- WHAT IS EXPECTED
Copy each line exactly. Drop every picture.

- ENTRIES PROVIDED
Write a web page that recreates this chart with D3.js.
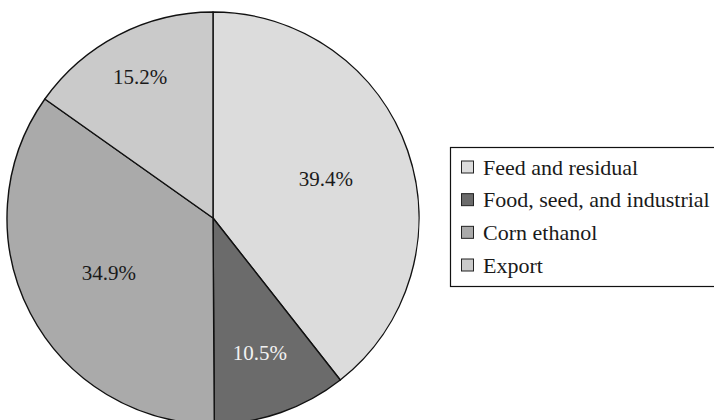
<!DOCTYPE html>
<html><head><meta charset="utf-8">
<script src="https://cdn.jsdelivr.net/npm/d3@7"></script>
<style>html,body{margin:0;padding:0;background:#fff;overflow:hidden}
svg text{font-family:"Liberation Serif","Times New Roman",serif;}</style>
</head><body>
<svg id="chart" width="714" height="420"></svg>
<script>
const categories = ["Feed and residual", "Food, seed, and industrial", "Corn ethanol", "Export"];
const values = [39.4, 10.5, 34.9, 15.2];
const labels = ["39.4%", "10.5%", "34.9%", "15.2%"];

const colors = ["#dcdcdc", "#6b6b6b", "#aaaaaa", "#cacaca"];
const labelColors = ["#1a1a1a", "#f2f2f2", "#1a1a1a", "#1a1a1a"];
const labelRadiusFrac = [0.58, 0.69, 0.57, 0.77];

const svg = d3.select("#chart");
const cx = 213, cy = 218, R = 206;

const data = categories.map((c, i) => ({cat: c, value: values[i], label: labels[i], i}));
const pie = d3.pie().value(d => d.value).sort(null).startAngle(0).endAngle(2 * Math.PI);
const arcs = pie(data);
const arc = d3.arc().innerRadius(0).outerRadius(R);

const g = svg.append("g").attr("transform", `translate(${cx},${cy})`);
g.selectAll("path").data(arcs).enter().append("path")
  .attr("d", arc)
  .attr("fill", d => colors[d.data.i])
  .attr("stroke", "#111")
  .attr("stroke-width", 1.4)
  .attr("stroke-linejoin", "round");

g.selectAll("text.lbl").data(arcs).enter().append("text")
  .attr("class", "lbl")
  .attr("transform", d => {
    const r = R * labelRadiusFrac[d.data.i];
    const la = d3.arc().innerRadius(r).outerRadius(r);
    const [x, y] = la.centroid(d);
    return `translate(${x},${y})`;
  })
  .attr("text-anchor", "middle")
  .attr("dy", "0.35em")
  .style("font-size", "21px")
  .attr("fill", d => labelColors[d.data.i])
  .text(d => d.data.label);

// Legend
const lg = svg.append("g");
lg.append("rect").attr("x", 450.5).attr("y", 147.5).attr("width", 270).attr("height", 139)
  .attr("fill", "#fff").attr("stroke", "#111").attr("stroke-width", 1.2);
const ly = d3.scalePoint().domain(categories).range([167, 265]);
const items = lg.selectAll("g.item").data(data).enter().append("g").attr("class", "item")
  .attr("transform", d => `translate(461,${ly(d.cat)})`);
items.append("rect").attr("x", 0.5).attr("y", -6).attr("width", 12).attr("height", 12)
  .attr("fill", d => colors[d.i]).attr("stroke", "#222").attr("stroke-width", 1);
items.append("text").attr("x", 22).attr("y", 0).attr("dy", "0.35em")
  .style("font-size", "22px").attr("fill", "#1a1a1a")
  .text(d => d.cat);
</script>
</body></html>
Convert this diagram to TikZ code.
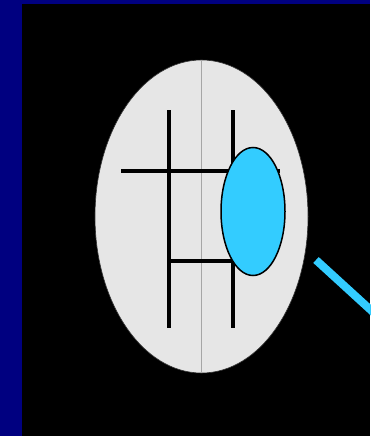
\documentclass[tikz,border=0pt]{standalone}
\usetikzlibrary{shapes.geometric}
\definecolor{navyband}{HTML}{000080}
\definecolor{bulb}{HTML}{E6E6E6}
\definecolor{cyanish}{HTML}{33CCFF}
\tikzset{
  bar/.style={line width=4pt, black},
  midline/.style={line width=0.8pt, color=gray!70},
}
\begin{document}
\begin{tikzpicture}[x=1pt,y=-1pt]
\useasboundingbox (0,0) rectangle (370,436);
\fill[navyband] (0,0) rectangle (370,436);
\fill[black] (21.5,4) rectangle (370,436);
\node[ellipse, fill=bulb, draw=gray!40!black, line width=0.6pt, minimum width=213pt, minimum height=313pt, inner sep=0pt] (big) at (201.5,216.5) {};
\coordinate (mt) at (201,60);
\coordinate (mb) at (201,373);
\draw[midline] (mt) -- (mb);
\coordinate (lt) at (168.5,110);
\coordinate (lb) at (168.5,328);
\coordinate (rt) at (233,110);
\coordinate (rb) at (233,328);
\coordinate (hl) at (121,170.5);
\coordinate (hr) at (280,170.5);
\coordinate (bl) at (168.5,261);
\coordinate (br) at (233,261);
\draw[bar] (lt) -- (lb);
\draw[bar] (rt) -- (rb);
\draw[bar] (hl) -- (hr);
\draw[bar] (bl) -- (br);
\node[ellipse, fill=cyanish, draw=black, line width=1.5pt, minimum width=64pt, minimum height=128pt, inner sep=0pt] (lens) at (253,211.5) {};
\coordinate (hs) at (316,260);
\coordinate (he) at (374,313);
\draw[cyanish, line width=8pt] (hs) -- (he);
\end{tikzpicture}
\end{document}
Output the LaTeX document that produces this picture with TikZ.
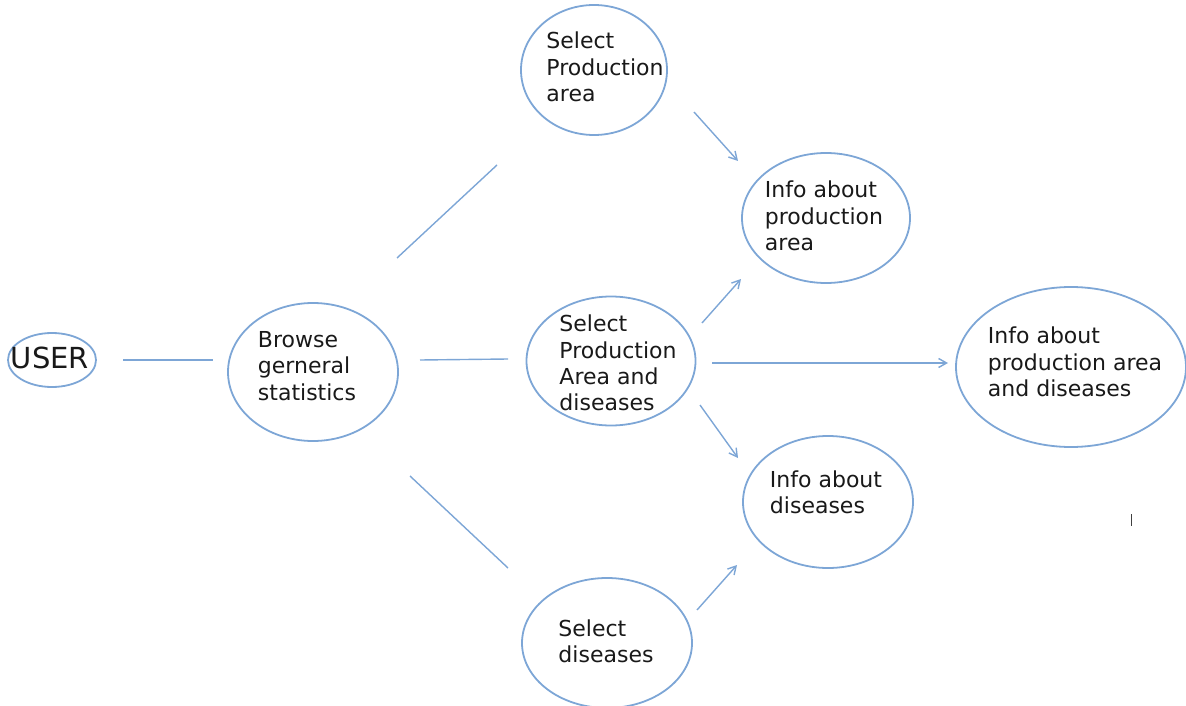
\documentclass[tikz,border=0pt]{standalone}
\usepackage{fontspec}
\setmainfont{DejaVu Sans}
\usetikzlibrary{arrows.meta,shapes.geometric}
\definecolor{edge}{RGB}{125,166,214}
\begin{document}
\begin{tikzpicture}[x=1pt,y=-1pt,
  bubble/.style={draw=edge, line width=1.8pt, ellipse, inner sep=0pt},
  txt/.style={align=left, inner sep=0pt, text=black!90, font=\fontsize{22}{26.3}\selectfont},
  link/.style={draw=edge, line width=1.4pt},
  arr/.style={link, -{Straight Barb[length=8pt,width=9pt]}}]
\useasboundingbox (0,0) rectangle (1186,706);
% ellipses
\node[bubble, minimum width=88pt, minimum height=54pt] (user) at (52,360) {};
\node[bubble, minimum width=170pt, minimum height=138pt] (browse) at (313,372) {};
\node[bubble, minimum width=146pt, minimum height=130pt] (spa) at (594,70) {};
\node[bubble, minimum width=168pt, minimum height=130pt] (ipa) at (826,218) {};
\node[bubble, minimum width=169pt, minimum height=129pt] (spad) at (611,361) {};
\node[bubble, minimum width=230pt, minimum height=160pt] (ipad) at (1071,367) {};
\node[bubble, minimum width=170pt, minimum height=132pt] (id) at (828,502) {};
\node[bubble, minimum width=170pt, minimum height=130pt] (sd) at (607,643) {};
% texts
\node[txt, font=\fontsize{29}{30}\selectfont] (usert) at (50,358) {USER};
\node[txt] (browset) at (307,366) {Browse\\gerneral\\statistics};
\node[txt] (spat) at (605,67) {Select\\Production\\area};
\node[txt] (ipat) at (824,216) {Info about\\production\\area};
\node[txt] (spadt) at (618,363) {Select\\Production\\Area and\\diseases};
\node[txt] (ipadt) at (1075,362) {Info about\\production area\\and diseases};
\node[txt] (idt) at (826,492) {Info about\\diseases};
\node[txt] (sdt) at (606,641) {Select\\diseases};
% connector end points
\coordinate (c1a) at (123,360); \coordinate (c1b) at (213,360);
\coordinate (c2a) at (397,258); \coordinate (c2b) at (497,165);
\coordinate (c3a) at (420,360); \coordinate (c3b) at (508,359);
\coordinate (c4a) at (410,476); \coordinate (c4b) at (508,568);
\coordinate (a1a) at (694,112); \coordinate (a1b) at (738,161);
\coordinate (a2a) at (702,323); \coordinate (a2b) at (741,279);
\coordinate (a3a) at (712,363); \coordinate (a3b) at (948,363);
\coordinate (a4a) at (700,405); \coordinate (a4b) at (738,458);
\coordinate (a5a) at (697,610); \coordinate (a5b) at (737,565);
% connectors
\draw[link] (c1a) -- (c1b);
\draw[link] (c2a) -- (c2b);
\draw[link] (c3a) -- (c3b);
\draw[link] (c4a) -- (c4b);
\draw[arr] (a1a) -- (a1b);
\draw[arr] (a2a) -- (a2b);
\draw[arr] (a3a) -- (a3b);
\draw[arr] (a4a) -- (a4b);
\draw[arr] (a5a) -- (a5b);
% stray cursor mark
\coordinate (m1) at (1131,514); \coordinate (m2) at (1131,526);
\draw[black!75, line width=1pt] (m1) -- (m2);
\end{tikzpicture}
\end{document}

- FINISHED ANSWER
Write a web page that recreates this chart with D3.js.
<!DOCTYPE html>
<html><head><meta charset="utf-8">
<script src="https://cdn.jsdelivr.net/npm/d3@7"></script>
<style>html,body{margin:0;padding:0;background:#fff;overflow:hidden}
svg text{font-family:"Liberation Serif","Times New Roman",serif;}</style>
</head><body>
<svg id="chart" width="714" height="420"></svg>
<script>
const categories = ["Feed and residual", "Food, seed, and industrial", "Corn ethanol", "Export"];
const values = [39.4, 10.5, 34.9, 15.2];
const labels = ["39.4%", "10.5%", "34.9%", "15.2%"];

const colors = ["#dcdcdc", "#6b6b6b", "#aaaaaa", "#cacaca"];
const labelColors = ["#1a1a1a", "#f2f2f2", "#1a1a1a", "#1a1a1a"];
const labelRadiusFrac = [0.58, 0.69, 0.57, 0.77];

const svg = d3.select("#chart");
const cx = 213, cy = 218, R = 206;

const data = categories.map((c, i) => ({cat: c, value: values[i], label: labels[i], i}));
const pie = d3.pie().value(d => d.value).sort(null).startAngle(0).endAngle(2 * Math.PI);
const arcs = pie(data);
const arc = d3.arc().innerRadius(0).outerRadius(R);

const g = svg.append("g").attr("transform", `translate(${cx},${cy})`);
g.selectAll("path").data(arcs).enter().append("path")
  .attr("d", arc)
  .attr("fill", d => colors[d.data.i])
  .attr("stroke", "#111")
  .attr("stroke-width", 1.4)
  .attr("stroke-linejoin", "round");

g.selectAll("text.lbl").data(arcs).enter().append("text")
  .attr("class", "lbl")
  .attr("transform", d => {
    const r = R * labelRadiusFrac[d.data.i];
    const la = d3.arc().innerRadius(r).outerRadius(r);
    const [x, y] = la.centroid(d);
    return `translate(${x},${y})`;
  })
  .attr("text-anchor", "middle")
  .attr("dy", "0.35em")
  .style("font-size", "21px")
  .attr("fill", d => labelColors[d.data.i])
  .text(d => d.data.label);

// Legend
const lg = svg.append("g");
lg.append("rect").attr("x", 450.5).attr("y", 147.5).attr("width", 270).attr("height", 139)
  .attr("fill", "#fff").attr("stroke", "#111").attr("stroke-width", 1.2);
const ly = d3.scalePoint().domain(categories).range([167, 265]);
const items = lg.selectAll("g.item").data(data).enter().append("g").attr("class", "item")
  .attr("transform", d => `translate(461,${ly(d.cat)})`);
items.append("rect").attr("x", 0.5).attr("y", -6).attr("width", 12).attr("height", 12)
  .attr("fill", d => colors[d.i]).attr("stroke", "#222").attr("stroke-width", 1);
items.append("text").attr("x", 22).attr("y", 0).attr("dy", "0.35em")
  .style("font-size", "22px").attr("fill", "#1a1a1a")
  .text(d => d.cat);
</script>
</body></html>
Convert this diagram to TikZ code.
\documentclass[tikz,border=0pt]{standalone}
\usetikzlibrary{shapes.geometric}
\definecolor{navyband}{HTML}{000080}
\definecolor{bulb}{HTML}{E6E6E6}
\definecolor{cyanish}{HTML}{33CCFF}
\tikzset{
  bar/.style={line width=4pt, black},
  midline/.style={line width=0.8pt, color=gray!70},
}
\begin{document}
\begin{tikzpicture}[x=1pt,y=-1pt]
\useasboundingbox (0,0) rectangle (370,436);
\fill[navyband] (0,0) rectangle (370,436);
\fill[black] (21.5,4) rectangle (370,436);
\node[ellipse, fill=bulb, draw=gray!40!black, line width=0.6pt, minimum width=213pt, minimum height=313pt, inner sep=0pt] (big) at (201.5,216.5) {};
\coordinate (mt) at (201,60);
\coordinate (mb) at (201,373);
\draw[midline] (mt) -- (mb);
\coordinate (lt) at (168.5,110);
\coordinate (lb) at (168.5,328);
\coordinate (rt) at (233,110);
\coordinate (rb) at (233,328);
\coordinate (hl) at (121,170.5);
\coordinate (hr) at (280,170.5);
\coordinate (bl) at (168.5,261);
\coordinate (br) at (233,261);
\draw[bar] (lt) -- (lb);
\draw[bar] (rt) -- (rb);
\draw[bar] (hl) -- (hr);
\draw[bar] (bl) -- (br);
\node[ellipse, fill=cyanish, draw=black, line width=1.5pt, minimum width=64pt, minimum height=128pt, inner sep=0pt] (lens) at (253,211.5) {};
\coordinate (hs) at (316,260);
\coordinate (he) at (374,313);
\draw[cyanish, line width=8pt] (hs) -- (he);
\end{tikzpicture}
\end{document}
Output the LaTeX document that produces this picture with TikZ.
\documentclass[tikz,border=0pt]{standalone}
\usepackage{fontspec}
\setmainfont{DejaVu Sans}
\usetikzlibrary{arrows.meta,shapes.geometric}
\definecolor{edge}{RGB}{125,166,214}
\begin{document}
\begin{tikzpicture}[x=1pt,y=-1pt,
  bubble/.style={draw=edge, line width=1.8pt, ellipse, inner sep=0pt},
  txt/.style={align=left, inner sep=0pt, text=black!90, font=\fontsize{22}{26.3}\selectfont},
  link/.style={draw=edge, line width=1.4pt},
  arr/.style={link, -{Straight Barb[length=8pt,width=9pt]}}]
\useasboundingbox (0,0) rectangle (1186,706);
% ellipses
\node[bubble, minimum width=88pt, minimum height=54pt] (user) at (52,360) {};
\node[bubble, minimum width=170pt, minimum height=138pt] (browse) at (313,372) {};
\node[bubble, minimum width=146pt, minimum height=130pt] (spa) at (594,70) {};
\node[bubble, minimum width=168pt, minimum height=130pt] (ipa) at (826,218) {};
\node[bubble, minimum width=169pt, minimum height=129pt] (spad) at (611,361) {};
\node[bubble, minimum width=230pt, minimum height=160pt] (ipad) at (1071,367) {};
\node[bubble, minimum width=170pt, minimum height=132pt] (id) at (828,502) {};
\node[bubble, minimum width=170pt, minimum height=130pt] (sd) at (607,643) {};
% texts
\node[txt, font=\fontsize{29}{30}\selectfont] (usert) at (50,358) {USER};
\node[txt] (browset) at (307,366) {Browse\\gerneral\\statistics};
\node[txt] (spat) at (605,67) {Select\\Production\\area};
\node[txt] (ipat) at (824,216) {Info about\\production\\area};
\node[txt] (spadt) at (618,363) {Select\\Production\\Area and\\diseases};
\node[txt] (ipadt) at (1075,362) {Info about\\production area\\and diseases};
\node[txt] (idt) at (826,492) {Info about\\diseases};
\node[txt] (sdt) at (606,641) {Select\\diseases};
% connector end points
\coordinate (c1a) at (123,360); \coordinate (c1b) at (213,360);
\coordinate (c2a) at (397,258); \coordinate (c2b) at (497,165);
\coordinate (c3a) at (420,360); \coordinate (c3b) at (508,359);
\coordinate (c4a) at (410,476); \coordinate (c4b) at (508,568);
\coordinate (a1a) at (694,112); \coordinate (a1b) at (738,161);
\coordinate (a2a) at (702,323); \coordinate (a2b) at (741,279);
\coordinate (a3a) at (712,363); \coordinate (a3b) at (948,363);
\coordinate (a4a) at (700,405); \coordinate (a4b) at (738,458);
\coordinate (a5a) at (697,610); \coordinate (a5b) at (737,565);
% connectors
\draw[link] (c1a) -- (c1b);
\draw[link] (c2a) -- (c2b);
\draw[link] (c3a) -- (c3b);
\draw[link] (c4a) -- (c4b);
\draw[arr] (a1a) -- (a1b);
\draw[arr] (a2a) -- (a2b);
\draw[arr] (a3a) -- (a3b);
\draw[arr] (a4a) -- (a4b);
\draw[arr] (a5a) -- (a5b);
% stray cursor mark
\coordinate (m1) at (1131,514); \coordinate (m2) at (1131,526);
\draw[black!75, line width=1pt] (m1) -- (m2);
\end{tikzpicture}
\end{document}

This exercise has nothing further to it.